NEWS


The 57th Orange British Academy Film Awards


Winning the 2005 Orange British Film Academy Award for Best Film Editing on Eternal Sunshine of the Spotless Mind is a big step forward in Valdís Óskarsdóttir’s career––ironically for a movie that spends most of its running time backpedaling both mentally and chronologically. Director Michel Gondry chose Óskarsdóttir to cut his film of Charlie Kaufman’s screenplay about the richness of memories because he loved her work on The Celebration, a 1998 Danish film that was the first–and arguably the best–of the Dogme films, a style that informs Eternal Sunshine. Gondry also felt that she would better be able to handle the feminine sensibilities that Kate Winslet’s character brought to the story.

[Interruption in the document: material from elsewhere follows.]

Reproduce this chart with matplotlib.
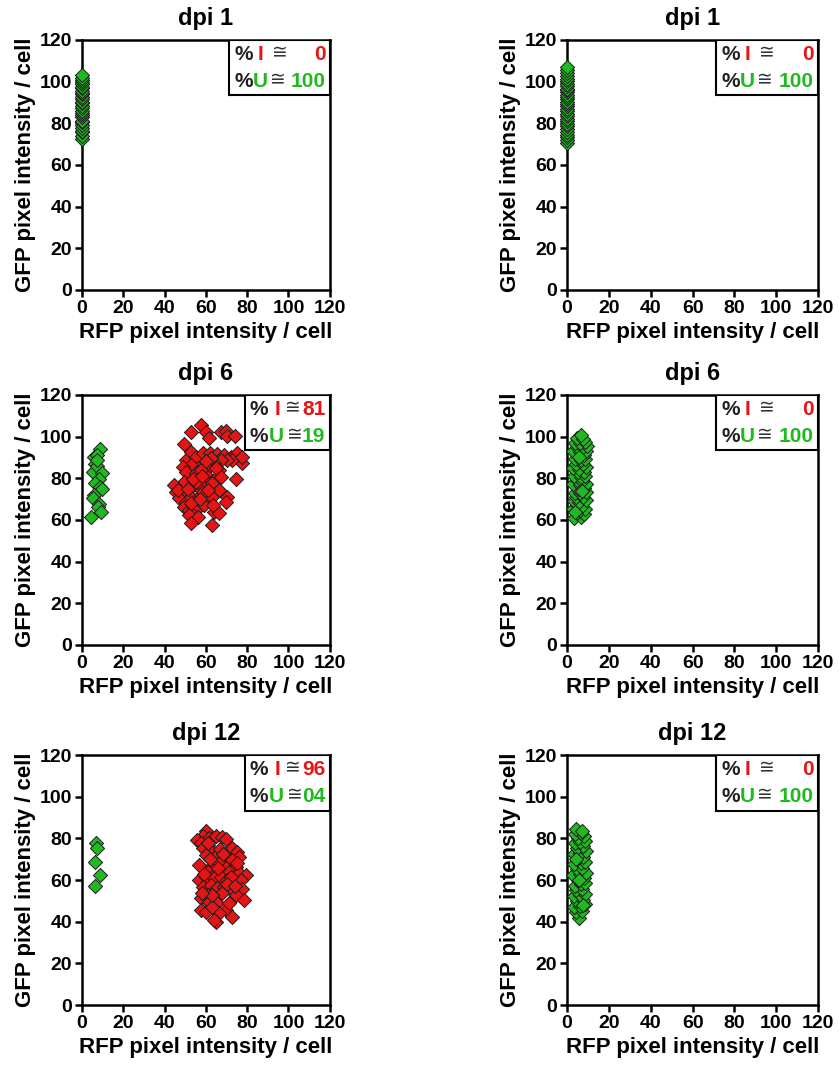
import matplotlib.pyplot as plt
from matplotlib.patches import Rectangle

plt.rcParams['font.family'] = ['Liberation Sans', 'DejaVu Sans']
plt.rcParams['font.weight'] = 'bold'

GREEN = '#1fba1f'
RED = '#e61414'
EDGE = '#1c1c1c'

# ---- data ----
# left column: dpi 1
l1_u_x = [0] * 28
l1_u_y = [72.5, 74.1, 75.8, 76.4, 77.9, 79.2, 80.6, 81.3, 82.8, 84.0, 85.1, 85.9, 87.3, 88.2,
          89.6, 90.4, 91.8, 92.5, 93.9, 94.7, 95.6, 96.8, 97.5, 98.9, 99.6, 100.8, 101.9, 103.2]

# left column: dpi 6
l6_u_x = [8.8, 5.6, 7.5, 6.4, 8.8, 5.3, 7.2, 9.6, 8.0, 6.4, 8.8, 9.6, 5.6, 5.3, 8.0, 7.7, 9.3, 4.5, 7.2]
l6_u_y = [94, 90, 91, 87, 82, 83, 86, 82.4, 79.5, 77.6, 76, 74.7, 72, 70.4, 67.5, 66.4, 64, 61.6, 89]
l6_i_x = [57.6, 52.8, 60.0, 61.6, 67.2, 69.6, 70.4, 74.0, 49.6, 50.4, 52.8, 55.2, 58.4, 61.9,
          65.6, 68.8, 72.0, 75.2, 77.3, 72.8, 70.4, 67.2, 64.0, 61.6, 56.0, 52.8, 48.8, 50.4,
          55.2, 57.6, 60.8, 64.8, 66.4, 74.7, 49.6, 44.5, 45.6, 48.0, 53.6, 56.8, 59.2, 63.2,
          66.4, 47.2, 50.4, 52.8, 55.2, 57.6, 60.8, 63.2, 70.4, 69.6, 49.6, 52.0, 54.4, 56.8,
          59.2, 52.0, 56.0, 52.8, 63.2, 64.0, 66.4, 58.4, 55.2, 77.6, 46.5, 51.5, 54.0, 58.0,
          62.5, 65.0, 60.0, 53.0, 57.0, 61.0, 67.5, 63.5]
l6_i_y = [105.6, 102, 102, 99.5, 102, 102.7, 100.3, 100.3, 96.3, 88.8, 92.8, 90.4, 92, 92,
          91.7, 91.2, 90.4, 92.3, 87.2, 88.8, 88.8, 88.8, 87.2, 85.6, 84.8, 86.4, 85.6, 83.2,
          82.4, 84, 80.8, 80, 84, 79.5, 78.4, 76.8, 73.6, 72.8, 76.8, 75.2, 76, 77.6,
          74.4, 70.4, 68.8, 71.2, 69.6, 72, 69.6, 71.2, 71.2, 68.8, 66.4, 64.8, 65.6, 66.4,
          67.2, 62.4, 61.6, 58.4, 57.6, 64, 63.2, 73.6, 78.4, 90.4, 74.5, 75.0, 79.5, 81.0,
          89.5, 85.0, 88.5, 68.0, 70.0, 74.5, 80.5, 67.0]

# left column: dpi 12
l12_u_x = [6.7, 7.5, 6.4, 8.8, 6.1]
l12_u_y = [77.6, 75.5, 68.8, 62.4, 57.3]
l12_i_x = [60.0, 58.4, 61.6, 64.8, 67.7, 69.6, 55.7, 57.6, 60.8, 58.7, 63.2, 65.6, 60.0, 72.8,
           75.2, 76.0, 70.4, 72.8, 56.8, 62.4, 66.4, 69.6, 74.4, 60.8, 64.8, 71.2, 76.0, 79.2,
           56.8, 60.0, 64.0, 67.2, 70.4, 73.6, 76.8, 58.4, 62.4, 65.6, 68.8, 72.0, 77.6, 74.4,
           57.6, 60.8, 64.8, 68.0, 78.4, 61.6, 57.6, 60.0, 65.6, 69.6, 66.4, 63.2, 72.8, 64.8,
           64.0, 71.2, 72.0, 62.0, 66.0, 70.0, 74.0, 59.0, 63.0, 67.0, 58.0, 75.0, 61.0, 68.5]
l12_i_y = [83.5, 81, 80, 81, 80.6, 79.5, 79, 77.6, 76.8, 75.2, 73.6, 72, 72, 75.5,
           73.6, 71.2, 69.9, 69.6, 67.2, 66.4, 68, 65.6, 66.4, 64, 63.2, 64, 63.2, 62.4,
           60, 61.6, 60.8, 61.6, 60, 59.2, 60, 56.8, 57.6, 56, 56.8, 55.2, 55.5, 52.8,
           51.2, 52.8, 51.2, 53.6, 50.4, 49.6, 45.6, 44.8, 48.8, 45.6, 44, 47.2, 42.4, 40,
           40.8, 48.8, 61.6, 70.0, 66.0, 58.0, 57.0, 63.0, 53.0, 75.0, 54.0, 68.0, 78.0, 72.5]

# right column: dpi 1
r1_u_x = [0] * 31
r1_u_y = [70.4, 71.8, 73.5, 74.2, 75.9, 77.1, 78.6, 79.8, 80.9, 82.3, 83.5, 84.7, 85.8, 86.9,
          88.1, 89.4, 90.2, 91.6, 92.7, 93.5, 94.8, 95.9, 96.6, 97.8, 99.0, 100.1, 101.4, 102.9,
          104.3, 105.6, 106.8]

# right column: dpi 6
r6_u_x = [3.5, 6.6, 4.9, 8.1, 3.1, 6.3, 8.8, 4.6, 7.4, 3.2, 5.9, 9.1, 4.4, 7.7, 3.6, 6.4, 8.9,
          5.2, 8.0, 2.9, 6.1, 9.2, 4.7, 7.3, 3.4, 6.7, 8.7, 5.1, 7.9, 3.0, 5.8, 9.0, 4.3, 7.6,
          3.7, 6.5, 8.6, 4.8, 8.2, 3.1, 6.0, 8.9, 4.6, 7.5, 9.4, 3.6, 6.4, 8.8, 5.0, 7.8, 6.6,
          4.0, 7.0, 5.5]
r6_u_y = [60.8, 61.5, 63.2, 62.9, 65.1, 64.7, 65.4, 67.3, 66.8, 69.0, 68.6, 69.4, 71.2, 70.8,
          73.1, 72.7, 73.4, 75.0, 75.3, 77.2, 76.7, 77.1, 79.1, 78.8, 81.0, 80.6, 81.3, 83.2,
          82.9, 85.1, 84.6, 85.2, 87.0, 86.8, 89.1, 88.7, 89.3, 91.0, 91.2, 93.1, 92.8, 93.0,
          95.2, 94.8, 95.4, 97.0, 96.7, 97.3, 99.1, 98.8, 100.6, 63.8, 74.0, 90.0]

# right column: dpi 12
r12_u_x = [5.8, 4.2, 7.1, 3.4, 6.3, 8.6, 4.9, 7.6, 3.2, 6.0, 8.8, 4.5, 7.3, 3.6, 6.5, 8.5, 5.1,
           7.9, 3.1, 6.2, 8.9, 4.7, 7.4, 3.5, 6.6, 8.7, 5.0, 7.8, 3.3, 6.1, 9.0, 4.6, 7.5, 3.8,
           6.4, 8.4, 5.2, 8.1, 3.9, 6.8, 4.4, 7.0, 5.5, 4.1, 7.7]
r12_u_y = [42.0, 44.8, 45.3, 47.1, 47.6, 48.3, 49.9, 50.6, 52.2, 52.8, 53.4, 55.0, 55.7, 57.3,
           57.9, 58.6, 60.2, 60.9, 62.5, 63.0, 63.6, 65.3, 65.9, 67.5, 68.0, 68.7, 70.3, 71.0,
           72.6, 73.1, 73.8, 75.4, 76.1, 77.6, 78.2, 78.9, 80.3, 81.0, 82.3, 82.8, 84.4, 83.5,
           60.0, 70.0, 48.0]

titles = ['dpi 1', 'dpi 1', 'dpi 6', 'dpi 6', 'dpi 12', 'dpi 12']
pct_i = ['0', '0', '81', '0', '96', '0']
pct_u = ['100', '100', '19', '100', '04', '100']

panels = [
    (l1_u_x, l1_u_y, [], []),
    (r1_u_x, r1_u_y, [], []),
    (l6_u_x, l6_u_y, l6_i_x, l6_i_y),
    (r6_u_x, r6_u_y, [], []),
    (l12_u_x, l12_u_y, l12_i_x, l12_i_y),
    (r12_u_x, r12_u_y, [], []),
]

fig = plt.figure(figsize=(8.4, 10.66), dpi=100)

lefts = [0.0976, 0.675]
widths = [0.295, 0.299]
bottoms = [0.728, 0.395, 0.0572]
height = 0.2345


def percent_box(ax, ival, uval):
    # box in the upper right corner, narrower when the numbers are two digits
    if len(uval) == 3:
        L, wd = 0.594, 0.406
        gaps = {'I': (3.5, 6.0), 'U': (0.3, 1.5)}
    else:
        L, wd = 0.656, 0.344
        gaps = {'I': (4.5, 3.5), 'U': (0.3, 2.5)}
    ax.add_patch(Rectangle((L, 0.778), wd, 0.222, transform=ax.transAxes,
                           facecolor='white', edgecolor='black', lw=1.5, zorder=5))
    fs = 15
    for yy, letter, num, col in [(0.943, 'I', ival, RED), (0.835, 'U', uval, GREEN)]:
        g1, g2 = gaps[letter]
        pct = ax.text(L + 0.02, yy, '%', transform=ax.transAxes, fontsize=fs, ha='left',
                      va='center', color='#222222', zorder=6)
        let = ax.annotate(letter, xy=(1, 0.5), xycoords=pct, xytext=(g1, 0),
                          textcoords='offset points', fontsize=fs, ha='left', va='center',
                          color=col, zorder=6)
        ax.annotate('\u2245', xy=(1, 0.5), xycoords=let, xytext=(g2, 0),
                    textcoords='offset points', fontsize=fs - 1.5, ha='left', va='center',
                    color='#333333', fontweight='normal', zorder=6)
        ax.text(0.982, yy, num, transform=ax.transAxes, fontsize=fs, ha='right',
                va='center', color=col, zorder=6)


for k, (ux, uy, ix, iy) in enumerate(panels):
    row, col = divmod(k, 2)
    ax = fig.add_axes([lefts[col], bottoms[row], widths[col], height])
    if ix:
        ax.scatter(ix, iy, marker='D', s=52, facecolor=RED, edgecolor=EDGE,
                   linewidth=0.7, clip_on=False, zorder=3)
    ax.scatter(ux, uy, marker='D', s=52, facecolor=GREEN, edgecolor=EDGE,
               linewidth=0.7, clip_on=False, zorder=3)
    ax.set_xlim(0, 120)
    ax.set_ylim(0, 120)
    ax.set_xticks(range(0, 121, 20))
    ax.set_yticks(range(0, 121, 20))
    for sp in ax.spines.values():
        sp.set_linewidth(1.8)
    ax.tick_params(direction='out', length=5, width=1.8, labelsize=14, pad=2)
    ax.set_title(titles[k], fontsize=17, fontweight='bold', pad=11)
    ax.set_xlabel('RFP pixel intensity / cell', fontsize=16, fontweight='bold', labelpad=4)
    ax.set_ylabel('GFP pixel intensity / cell', fontsize=16, fontweight='bold', labelpad=3)
    percent_box(ax, pct_i[k], pct_u[k])

fig.savefig('out.png', dpi=100)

“I’ve always been a big fan of Charlie Kaufman, so for me it was like winning a world championship when I received the script,” Óskarsdóttir said from her home in Reykjavik, where she is a consultant with the Icelandic Film Center’s feature film department. She described her relationship with Gondry as an “extreme case of love-hate,” as she whittled down 110 hours of film into a series of reverse narrative trajectories, jump cuts and inventive scene transitions.


Valdís Óskarsdóttir

“It was fun film to cut, but it was not easy. There was a lot of laughing and crying and head banging,” Óskarsdóttir says. “It’s great to get a film like this, but it wasn’t like making The Sound of Music. Because of the confusing nature of some of the individual sequences, we were constantly re-editing and moving scenes around. The sequence where Jim Carrey comes home, takes the sleeping pill and begins the erasing process comes to mind, because it wasn’t clear at first that all this was happening in his mind. Then, as we were about to lock the picture, Jim thought it wasn’t funny enough, so I sat down and re-cut yet again.”

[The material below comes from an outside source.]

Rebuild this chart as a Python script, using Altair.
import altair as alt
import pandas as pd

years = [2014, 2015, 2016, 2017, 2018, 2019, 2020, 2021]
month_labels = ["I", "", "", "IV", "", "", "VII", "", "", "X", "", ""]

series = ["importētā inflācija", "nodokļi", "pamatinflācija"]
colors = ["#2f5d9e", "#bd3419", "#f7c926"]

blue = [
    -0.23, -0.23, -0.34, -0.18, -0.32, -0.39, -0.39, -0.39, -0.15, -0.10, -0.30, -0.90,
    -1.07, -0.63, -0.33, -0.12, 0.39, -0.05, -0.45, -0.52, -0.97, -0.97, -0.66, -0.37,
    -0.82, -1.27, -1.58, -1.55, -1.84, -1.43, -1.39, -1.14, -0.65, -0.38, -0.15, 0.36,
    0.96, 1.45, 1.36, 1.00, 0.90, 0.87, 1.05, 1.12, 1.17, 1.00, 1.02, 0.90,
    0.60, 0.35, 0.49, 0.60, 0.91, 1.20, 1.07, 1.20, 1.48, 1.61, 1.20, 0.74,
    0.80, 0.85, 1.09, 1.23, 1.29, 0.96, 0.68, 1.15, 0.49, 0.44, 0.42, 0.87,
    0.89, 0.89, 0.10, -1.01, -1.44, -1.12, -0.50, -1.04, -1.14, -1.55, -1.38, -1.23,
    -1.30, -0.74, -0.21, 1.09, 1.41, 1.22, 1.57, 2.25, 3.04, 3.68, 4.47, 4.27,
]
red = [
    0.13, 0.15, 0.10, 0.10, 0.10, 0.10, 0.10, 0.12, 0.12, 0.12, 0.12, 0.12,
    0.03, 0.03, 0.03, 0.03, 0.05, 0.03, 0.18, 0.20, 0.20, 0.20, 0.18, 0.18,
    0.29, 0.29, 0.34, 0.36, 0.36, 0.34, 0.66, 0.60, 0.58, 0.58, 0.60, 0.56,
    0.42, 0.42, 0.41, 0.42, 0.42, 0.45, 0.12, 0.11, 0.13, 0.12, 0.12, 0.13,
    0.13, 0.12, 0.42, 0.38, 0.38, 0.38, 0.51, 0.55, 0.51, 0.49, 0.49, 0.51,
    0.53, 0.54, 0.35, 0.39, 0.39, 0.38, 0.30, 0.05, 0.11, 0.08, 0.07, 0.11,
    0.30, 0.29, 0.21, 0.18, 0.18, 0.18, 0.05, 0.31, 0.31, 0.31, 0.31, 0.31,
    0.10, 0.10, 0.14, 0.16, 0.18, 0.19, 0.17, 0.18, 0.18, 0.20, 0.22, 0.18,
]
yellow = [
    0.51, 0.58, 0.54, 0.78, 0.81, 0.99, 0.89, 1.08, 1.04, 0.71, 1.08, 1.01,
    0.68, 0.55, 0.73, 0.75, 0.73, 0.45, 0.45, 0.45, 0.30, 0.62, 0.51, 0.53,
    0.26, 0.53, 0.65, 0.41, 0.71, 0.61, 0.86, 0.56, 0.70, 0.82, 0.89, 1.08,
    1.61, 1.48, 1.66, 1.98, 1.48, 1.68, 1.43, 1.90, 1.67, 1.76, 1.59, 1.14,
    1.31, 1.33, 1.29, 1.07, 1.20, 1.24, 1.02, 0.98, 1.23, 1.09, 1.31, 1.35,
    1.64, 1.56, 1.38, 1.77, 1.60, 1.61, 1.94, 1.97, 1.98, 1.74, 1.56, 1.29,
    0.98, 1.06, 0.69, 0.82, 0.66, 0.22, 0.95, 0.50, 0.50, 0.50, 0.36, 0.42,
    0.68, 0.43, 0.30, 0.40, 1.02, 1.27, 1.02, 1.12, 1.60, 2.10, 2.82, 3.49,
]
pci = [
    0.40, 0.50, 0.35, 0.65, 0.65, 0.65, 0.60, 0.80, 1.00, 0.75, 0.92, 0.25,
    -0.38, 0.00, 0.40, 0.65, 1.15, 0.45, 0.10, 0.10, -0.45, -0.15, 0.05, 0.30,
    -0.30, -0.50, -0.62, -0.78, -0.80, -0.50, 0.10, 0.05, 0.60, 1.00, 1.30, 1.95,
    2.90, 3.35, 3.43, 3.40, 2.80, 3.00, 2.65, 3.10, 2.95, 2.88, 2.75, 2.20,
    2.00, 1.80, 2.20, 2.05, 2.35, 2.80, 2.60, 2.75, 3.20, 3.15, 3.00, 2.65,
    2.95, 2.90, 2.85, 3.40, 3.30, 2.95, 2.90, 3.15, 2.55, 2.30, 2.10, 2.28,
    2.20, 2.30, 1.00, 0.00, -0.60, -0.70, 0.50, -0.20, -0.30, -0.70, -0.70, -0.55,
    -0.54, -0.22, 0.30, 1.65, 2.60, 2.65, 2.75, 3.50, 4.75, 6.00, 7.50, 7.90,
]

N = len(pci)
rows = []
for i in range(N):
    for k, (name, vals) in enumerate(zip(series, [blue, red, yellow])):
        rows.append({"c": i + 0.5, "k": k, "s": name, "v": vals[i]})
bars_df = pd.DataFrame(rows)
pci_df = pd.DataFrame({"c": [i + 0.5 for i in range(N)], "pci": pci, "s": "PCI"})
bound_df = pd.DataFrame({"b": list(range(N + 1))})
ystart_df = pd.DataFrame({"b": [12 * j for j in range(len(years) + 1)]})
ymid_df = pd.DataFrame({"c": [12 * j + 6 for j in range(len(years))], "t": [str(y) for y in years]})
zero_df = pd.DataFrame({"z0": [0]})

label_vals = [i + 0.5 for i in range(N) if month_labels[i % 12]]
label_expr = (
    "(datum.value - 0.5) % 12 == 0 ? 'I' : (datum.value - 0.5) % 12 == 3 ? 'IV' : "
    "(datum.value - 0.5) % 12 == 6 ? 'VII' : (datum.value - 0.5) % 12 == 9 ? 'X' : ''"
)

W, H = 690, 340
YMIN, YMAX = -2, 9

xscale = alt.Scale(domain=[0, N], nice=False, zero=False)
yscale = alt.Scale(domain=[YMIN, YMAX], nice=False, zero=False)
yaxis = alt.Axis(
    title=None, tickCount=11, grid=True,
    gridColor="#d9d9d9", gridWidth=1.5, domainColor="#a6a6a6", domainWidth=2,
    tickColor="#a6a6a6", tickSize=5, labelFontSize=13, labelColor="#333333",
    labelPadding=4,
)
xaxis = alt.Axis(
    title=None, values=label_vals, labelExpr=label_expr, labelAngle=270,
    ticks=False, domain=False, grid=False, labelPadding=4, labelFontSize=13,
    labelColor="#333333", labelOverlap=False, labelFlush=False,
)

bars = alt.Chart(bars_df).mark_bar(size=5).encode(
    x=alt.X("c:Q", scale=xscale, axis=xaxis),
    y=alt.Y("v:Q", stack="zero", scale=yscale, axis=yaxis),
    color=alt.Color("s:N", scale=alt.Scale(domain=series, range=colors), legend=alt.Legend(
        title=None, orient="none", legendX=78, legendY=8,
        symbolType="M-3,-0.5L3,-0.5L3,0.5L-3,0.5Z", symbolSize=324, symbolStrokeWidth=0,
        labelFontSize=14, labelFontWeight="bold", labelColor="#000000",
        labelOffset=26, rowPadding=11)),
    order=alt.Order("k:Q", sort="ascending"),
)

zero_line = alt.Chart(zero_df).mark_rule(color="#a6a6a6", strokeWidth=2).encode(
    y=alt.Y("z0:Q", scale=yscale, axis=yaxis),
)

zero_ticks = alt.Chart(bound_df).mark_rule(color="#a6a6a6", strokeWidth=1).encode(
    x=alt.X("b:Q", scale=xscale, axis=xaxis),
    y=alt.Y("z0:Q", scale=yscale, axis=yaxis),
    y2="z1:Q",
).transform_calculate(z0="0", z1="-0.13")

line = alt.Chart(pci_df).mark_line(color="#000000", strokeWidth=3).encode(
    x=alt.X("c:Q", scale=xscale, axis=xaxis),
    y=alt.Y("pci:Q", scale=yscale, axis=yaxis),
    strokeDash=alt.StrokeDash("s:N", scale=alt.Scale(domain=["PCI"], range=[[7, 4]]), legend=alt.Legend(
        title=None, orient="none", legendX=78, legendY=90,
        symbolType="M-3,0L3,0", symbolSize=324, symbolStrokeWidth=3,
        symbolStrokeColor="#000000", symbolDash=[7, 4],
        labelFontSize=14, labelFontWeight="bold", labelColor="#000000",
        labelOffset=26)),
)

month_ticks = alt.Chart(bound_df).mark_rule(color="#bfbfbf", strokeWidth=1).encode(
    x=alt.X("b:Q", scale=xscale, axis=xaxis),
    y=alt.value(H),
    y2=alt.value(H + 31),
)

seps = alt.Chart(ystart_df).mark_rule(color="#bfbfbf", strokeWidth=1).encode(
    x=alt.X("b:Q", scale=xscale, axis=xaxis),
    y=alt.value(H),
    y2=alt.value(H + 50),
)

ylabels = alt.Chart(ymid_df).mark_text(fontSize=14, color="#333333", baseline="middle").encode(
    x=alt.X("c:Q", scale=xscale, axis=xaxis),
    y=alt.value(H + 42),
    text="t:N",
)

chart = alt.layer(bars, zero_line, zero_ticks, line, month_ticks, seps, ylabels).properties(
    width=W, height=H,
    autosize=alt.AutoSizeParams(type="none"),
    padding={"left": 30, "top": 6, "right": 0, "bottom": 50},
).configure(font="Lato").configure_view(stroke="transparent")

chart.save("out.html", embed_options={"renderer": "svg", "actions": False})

However, she says, the ten-month experience of cutting on location in New York and Montauk was an extremely rewarding experience: “I love the story, I love the characters, and I love the film. And when you feel that way about your work, I think a film will love you back. I’ve worked on shows that drained every last bit of blood from me. That was not case with Eternal Sunshine. I looked forward to coming to work every day. That is the best kind of relationship to have with a movie.”
Michael Kunkes

This year, BAFTA half-predicted the US Academy, awarding its all-encompassing Best Sound Award (combining sound mixing and sound editorial) to the soon-to-be-Oscared team from Ray: Scott Millan, CAS, Greg Orloff and Bob Beemer, with Steve Cantamessa. Only this time, Ray’s sound editorial supervisors Karen Baker Landers and Per Hallberg were also honored.

“I believe awards give the crew the recognition that they deserve; we win awards because of the crew that we work with,” says Landers, who likes the way BAFTA “combines the different disciplines” between sound editorial and sound mixing. “It feels very much like a team effort between editorial and mixing and it wouldn’t bother me if the Academy in the US did the same. BAFTA really respects the craft of sound mixing and editorial in London. The British Academy seems to have a pure respect for filmmaking as a craft. It’s extremely refreshing.”